When Sharese Acheampong returned to New Town High School in Baltimore County after spending her freshman year in the African nation of Ghana three years ago, she was placed in the school's lowest-level English class. Within weeks Acheampong jumped to the highest level after her English teachers realized she possessed a mastery of the language.
"She's amazing," said Arlo Horton, a New Town creative writing teacher.
On Saturday at the Baltimore Museum of Art, Acheampong, now a 17-year-old senior, proved her mastery by winning a statewide poetry contest for reciting verse and for penning an original poem.
"It is very exciting to win," Acheampong said after hugging family members inside the museum auditorium that hosted the state finals for the national Poetry Out Loud contest.
She and eight others emerged as semifinalists after a 2016 contest that started with 9,000 students across 13 counties who had to memorize and perform poems. The nationwide contest, co-sponsored by the National Endowment for the Arts and the Poetry Foundation, has counted nearly 5 million student participants since it started a decade ago. This year, the contest added an original poem component.
Over the last 11 years, 107,000 Maryland students have participated in a competition that Maryland State Arts Council Executive Director Theresa Colvin said in a statement "has enhanced the way poetry is taught in schools and has created many future readers of classic and contemporary poetry."
Acheampong's victory in the reciting and original poem contest won her $200 and a free trip to Washington for the May 2 national finals, where she will be eligible to win the $20,000 national champion prize.
That money would go a long way, she said, to help pay for college next year. She has been accepted to the University of Maryland and St. John's University in New York.
Her father, Frank Acheampong, said his daughter is likely to major in biology but has been considering other studies related to writing, such as journalism.
"Writing poetry has helped her express herself," he said. "She's been working really hard on it."
She has been practicing for weeks to memorize the three poems she had to recite and to put the finishing touches on her original poem, called "The Morrison House." She wrote the poem as part of a "food" topic in her creative writing class in January.

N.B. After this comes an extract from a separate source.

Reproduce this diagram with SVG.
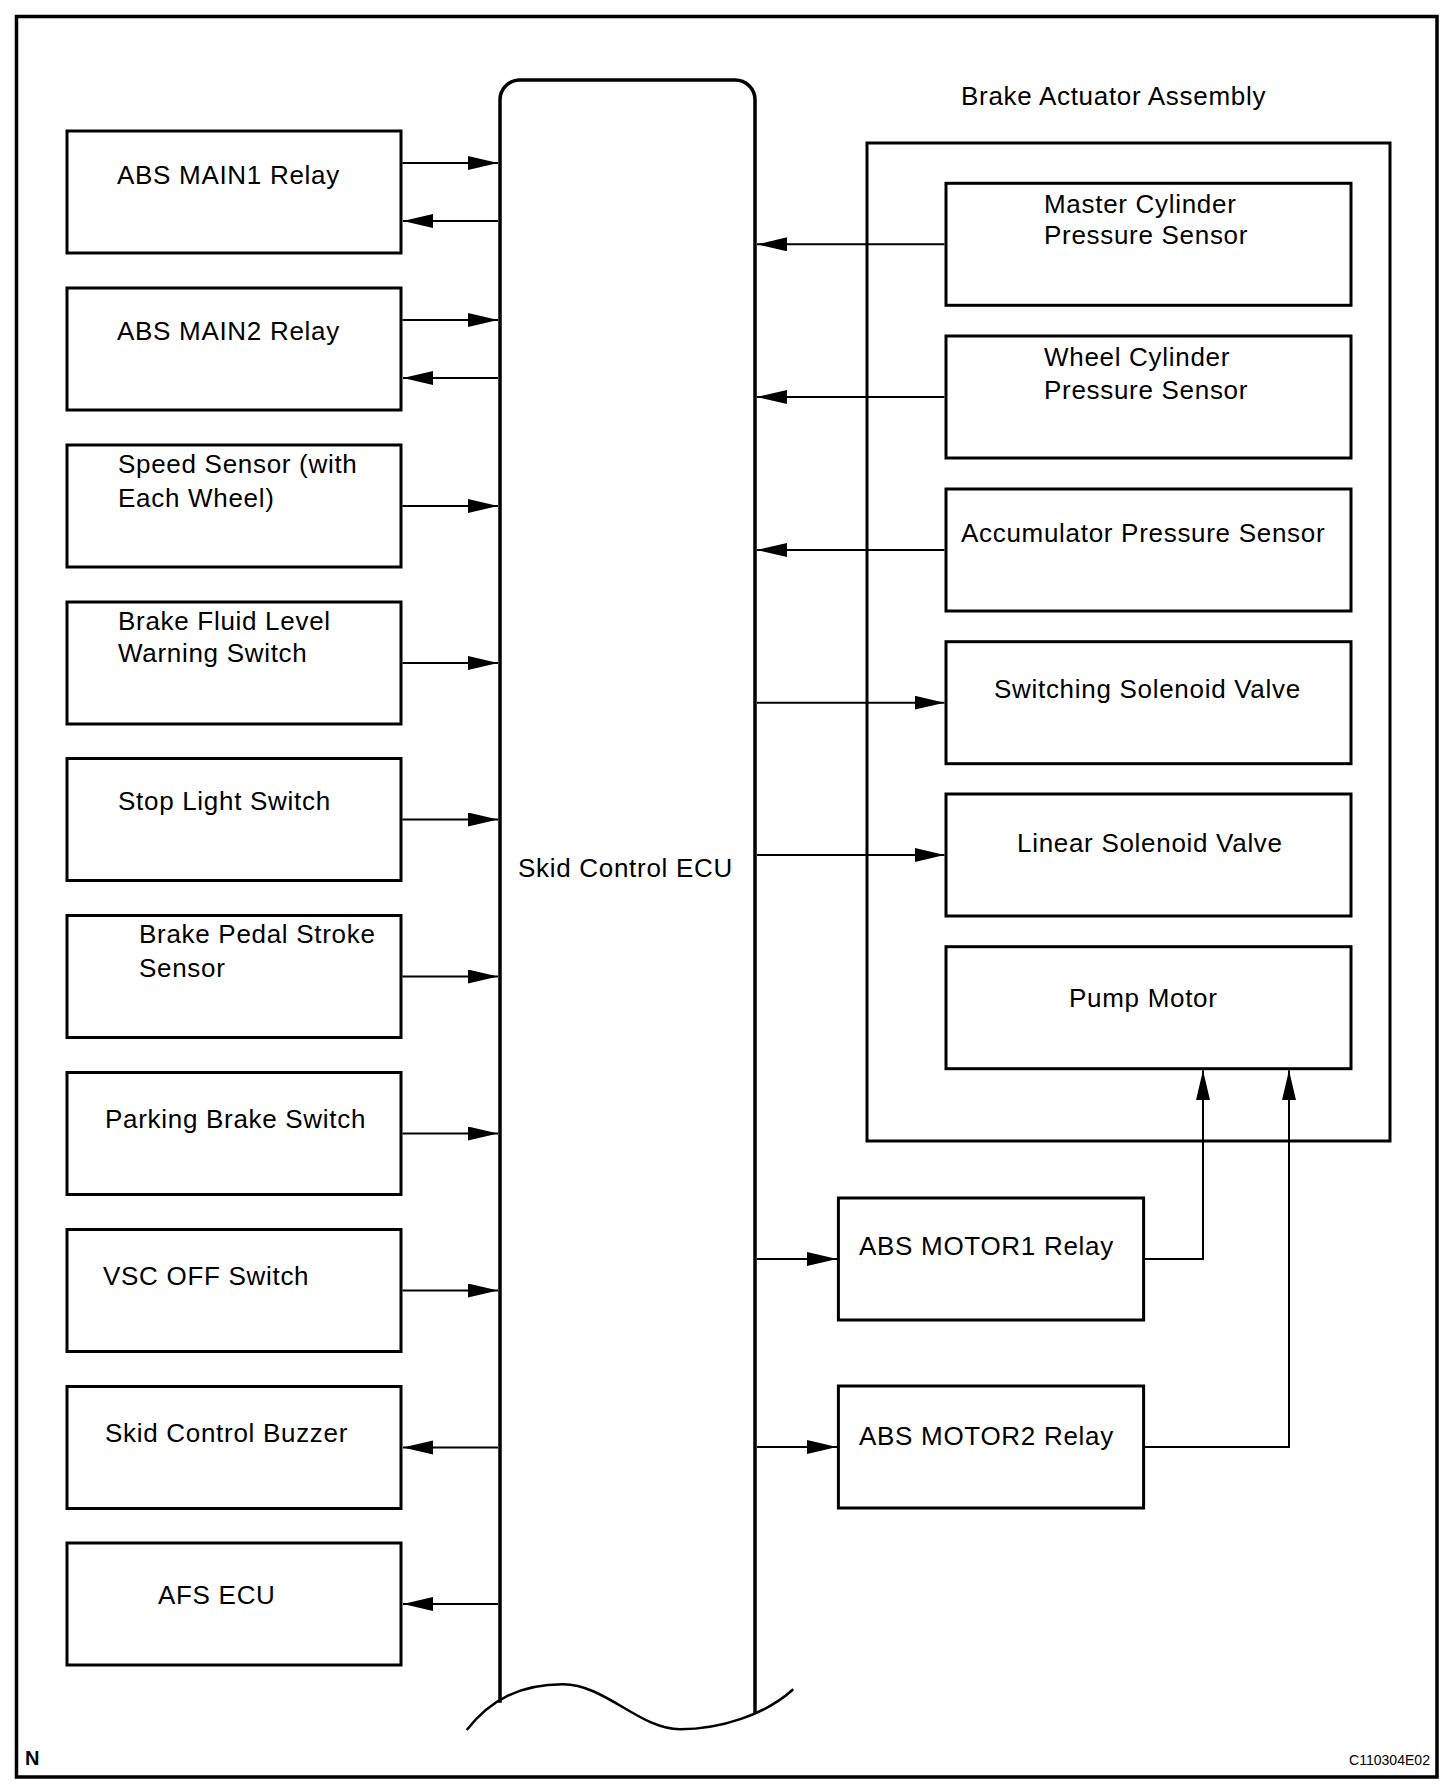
<svg xmlns="http://www.w3.org/2000/svg" width="1456" height="1792" viewBox="0 0 1456 1792">
<style>
.box{fill:#fff;stroke:#000;stroke-width:3}
.con{fill:none;stroke:#000;stroke-width:2}
text{font-family:"Liberation Sans",Arial,sans-serif;font-size:26px;letter-spacing:0.7px;fill:#000}
</style>
<defs>
<marker id="ah" markerUnits="userSpaceOnUse" markerWidth="31" markerHeight="15" refX="30" refY="7" orient="auto">
<path d="M0,0 L30,7 L0,14 z" fill="#000"/>
</marker>
</defs>
<rect width="1456" height="1792" fill="#fff"/>
<rect x="16.5" y="16.5" width="1420.5" height="1760.5" fill="none" stroke="#000" stroke-width="3.5"/>

<g id="ecu">
<path d="M500,1702.7 L500,100 A20,20 0 0 1 520,80 L735,80 A20,20 0 0 1 755,100 L755,1714" fill="none" stroke="#000" stroke-width="3.5"/>
<path d="M466.7,1730 C490,1700 520,1684.3 563,1684.3 C605,1684.3 640,1729.3 680,1729.3 C720,1729.3 765,1715 793.3,1689.3" fill="none" stroke="#000" stroke-width="2.5"/>
<text x="518" y="877">Skid Control ECU</text>
</g>

<g id="actuator">
<rect x="867" y="143" width="523" height="998" fill="none" stroke="#000" stroke-width="3"/>
<text x="961" y="105">Brake Actuator Assembly</text>
</g>

<g id="abs-main1"><rect class="box" x="67" y="131" width="334" height="122"/><text x="117" y="184">ABS MAIN1 Relay</text></g>
<g id="abs-main2"><rect class="box" x="67" y="288" width="334" height="122"/><text x="117" y="340">ABS MAIN2 Relay</text></g>
<g id="speed-sensor"><rect class="box" x="67" y="445" width="334" height="122"/><text x="118" y="473">Speed Sensor (with</text><text x="118" y="507">Each Wheel)</text></g>
<g id="brake-fluid"><rect class="box" x="67" y="602" width="334" height="122"/><text x="118" y="630">Brake Fluid Level</text><text x="118" y="662">Warning Switch</text></g>
<g id="stop-light"><rect class="box" x="67" y="758.5" width="334" height="122"/><text x="118" y="810">Stop Light Switch</text></g>
<g id="brake-pedal"><rect class="box" x="67" y="915.5" width="334" height="122"/><text x="139" y="943">Brake Pedal Stroke</text><text x="139" y="977">Sensor</text></g>
<g id="parking-brake"><rect class="box" x="67" y="1072.5" width="334" height="122"/><text x="105" y="1128">Parking Brake Switch</text></g>
<g id="vsc-off"><rect class="box" x="67" y="1229.5" width="334" height="122"/><text x="103" y="1285">VSC OFF Switch</text></g>
<g id="buzzer"><rect class="box" x="67" y="1386.5" width="334" height="122"/><text x="105" y="1442">Skid Control Buzzer</text></g>
<g id="afs-ecu"><rect class="box" x="67" y="1543" width="334" height="122"/><text x="158" y="1604">AFS ECU</text></g>

<g id="master-cyl"><rect class="box" x="946" y="183.3" width="405" height="122"/><text x="1044" y="213">Master Cylinder</text><text x="1044" y="244">Pressure Sensor</text></g>
<g id="wheel-cyl"><rect class="box" x="946" y="336" width="405" height="122"/><text x="1044" y="366">Wheel Cylinder</text><text x="1044" y="399">Pressure Sensor</text></g>
<g id="accumulator"><rect class="box" x="946" y="489" width="405" height="122"/><text x="961" y="542">Accumulator Pressure Sensor</text></g>
<g id="switching"><rect class="box" x="946" y="641.7" width="405" height="122"/><text x="994" y="698">Switching Solenoid Valve</text></g>
<g id="linear"><rect class="box" x="946" y="794" width="405" height="122"/><text x="1017" y="852">Linear Solenoid Valve</text></g>
<g id="pump-motor"><rect class="box" x="946" y="946.7" width="405" height="122"/><text x="1069" y="1007">Pump Motor</text></g>

<g id="abs-motor1"><rect class="box" x="838.4" y="1198" width="305.2" height="122"/><text x="859" y="1255">ABS MOTOR1 Relay</text></g>
<g id="abs-motor2"><rect class="box" x="838.4" y="1386" width="305.2" height="122"/><text x="859" y="1445">ABS MOTOR2 Relay</text></g>

<g id="connectors" class="con">
<line class="con" x1="402.5" y1="163" x2="498" y2="163" marker-end="url(#ah)"/>
<line class="con" x1="498" y1="221" x2="403" y2="221" marker-end="url(#ah)"/>
<line class="con" x1="402.5" y1="320" x2="498" y2="320" marker-end="url(#ah)"/>
<line class="con" x1="498" y1="378" x2="403" y2="378" marker-end="url(#ah)"/>
<line class="con" x1="402.5" y1="506" x2="498" y2="506" marker-end="url(#ah)"/>
<line class="con" x1="402.5" y1="663" x2="498" y2="663" marker-end="url(#ah)"/>
<line class="con" x1="402.5" y1="819.5" x2="498" y2="819.5" marker-end="url(#ah)"/>
<line class="con" x1="402.5" y1="976.5" x2="498" y2="976.5" marker-end="url(#ah)"/>
<line class="con" x1="402.5" y1="1133.5" x2="498" y2="1133.5" marker-end="url(#ah)"/>
<line class="con" x1="402.5" y1="1290.5" x2="498" y2="1290.5" marker-end="url(#ah)"/>
<line class="con" x1="498" y1="1447.5" x2="403" y2="1447.5" marker-end="url(#ah)"/>
<line class="con" x1="498" y1="1604" x2="403" y2="1604" marker-end="url(#ah)"/>
<line class="con" x1="944.5" y1="244.3" x2="757" y2="244.3" marker-end="url(#ah)"/>
<line class="con" x1="944.5" y1="397" x2="757" y2="397" marker-end="url(#ah)"/>
<line class="con" x1="944.5" y1="550" x2="757" y2="550" marker-end="url(#ah)"/>
<line class="con" x1="757" y1="702.7" x2="944.5" y2="702.7" marker-end="url(#ah)"/>
<line class="con" x1="757" y1="855" x2="944.5" y2="855" marker-end="url(#ah)"/>
<line class="con" x1="757" y1="1259" x2="837" y2="1259" marker-end="url(#ah)"/>
<line class="con" x1="757" y1="1447" x2="837" y2="1447" marker-end="url(#ah)"/>
<polyline class="con" points="1145,1259 1203,1259 1203,1070.2" marker-end="url(#ah)"/>
<polyline class="con" points="1145,1447 1289,1447 1289,1070.2" marker-end="url(#ah)"/>
</g>

<text x="25" y="1765" style="font-size:20px;font-weight:bold;letter-spacing:0">N</text>
<text x="1349" y="1765" style="font-size:15px;letter-spacing:0" textLength="81" lengthAdjust="spacingAndGlyphs">C110304E02</text>
</svg>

She said she wants her poetry to relay common human experience. A stanza from her poem reads:
The Morrison Women had affixed themselves
with the art of modern cooking.
They folded themselves into the bread
and polished the dishes until they bled
and their fingers were sore
and all of it for
the art of modern cooking.
Horton, her creative writing teacher, and an English teacher, Krissy Anderson, attended the event Saturday at the Baltimore Museum of Art. They both said they are amazed at how hard Acheampong works on her writing.
"For her age, she pushes herself hard," Horton said.
Danni Vitullo, 17, a Wilde Lake High School senior in Howard County, won second place; Kaitlyn Wilson, a Colonel Richardson High School senior in Caroline County, won third place.
They were joined by six other competitors from Calvert, Washington, Talbot and Wicomico counties. Their readings Saturday were punctuated by musical performances by Victoria Vox, a singer-songwriter who has been featured on "The Tonight Show with Jay Leno."